A diferença é que Novak não fez uma análise complexa e técnica do livro de Machado. Ela compartilhou um depoimento emotivo e espontâneo, em que chamava “Memórias póstumas” de “melhor livro já escrito” e ainda terminava dizendo que “agora vou ter que aprender português”. Palavras que, é claro, desmancharam-se como mel nos ouvidos dos brasileiros.

— É claro que fiquei muito feliz com todos os elogios, mas uma coisa é o livro ser bem recebido pela critica, outra é atingir uma pessoa de forma espontânea, sincera e profunda — diz a americana Flora Thomson-DeVeaux, responsável pela tradução de “Memórias póstumas” lida por Novak. — O vídeo mostra uma pessoa se apaixonando pelo livro, e acho que foi isso que tocou tanto os brasileiros. Por mais que todos nós tivéssemosos uma noção dessa presença brasileira nas redes, o sucesso depois do vídeo pegou de surpresa até a Penguim (editora do livro nos EUA).

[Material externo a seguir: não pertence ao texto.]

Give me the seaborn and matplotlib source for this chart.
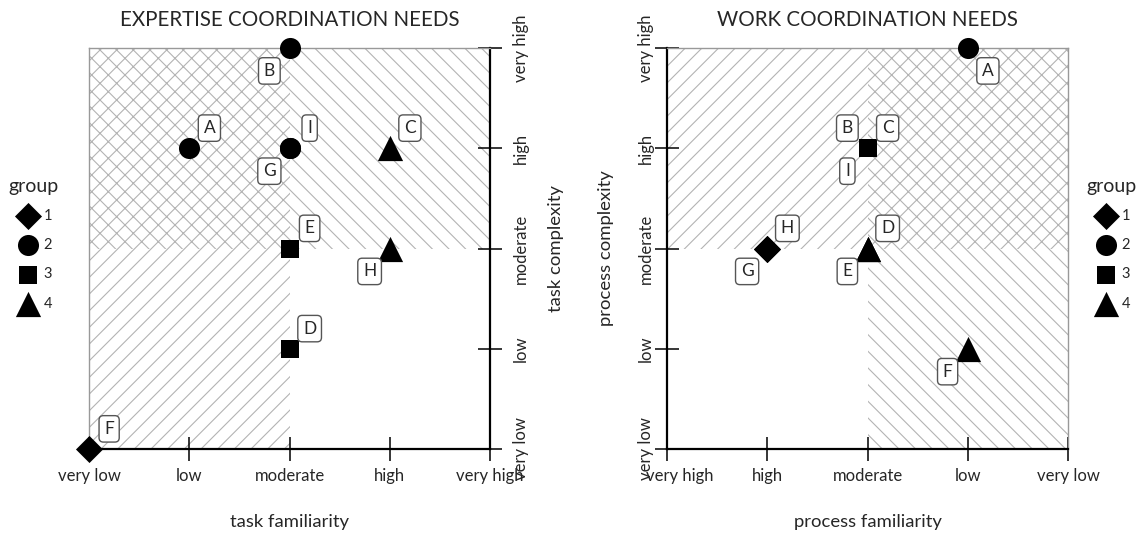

A repercussão do vídeo provocou diversas discussões sobre a relação dos próprios brasileiros com sua produção literária. Autor de livros como “A prova dos nove: alguma poesia moderna e a tarefa da alegria”, o jornalista, crítico e professor da Unicamp Eduardo Sterzi acredita que o deslumbre dos brasileiros com as palavras da tiktoker têm mais a ver com o tempo que gastamos na internet do que com literatura.

— É fácil chamar nossa atenção no Tiktok, ou onde que que seja, porque estamos sempre disponíveis — diz ele. — E talvez essa disponibilidade tenha a ver também, em alguma medida, com a carência psíquica e afetiva que se satisfaz com um pouco de atenção dispensada por qualquer estrangeiro, por mais irrelevante que este seja. Em suma, isso passa bem longe de qualquer discussão para valer sobre literatura. Tem mais a ver, suspeito, com saúde mental.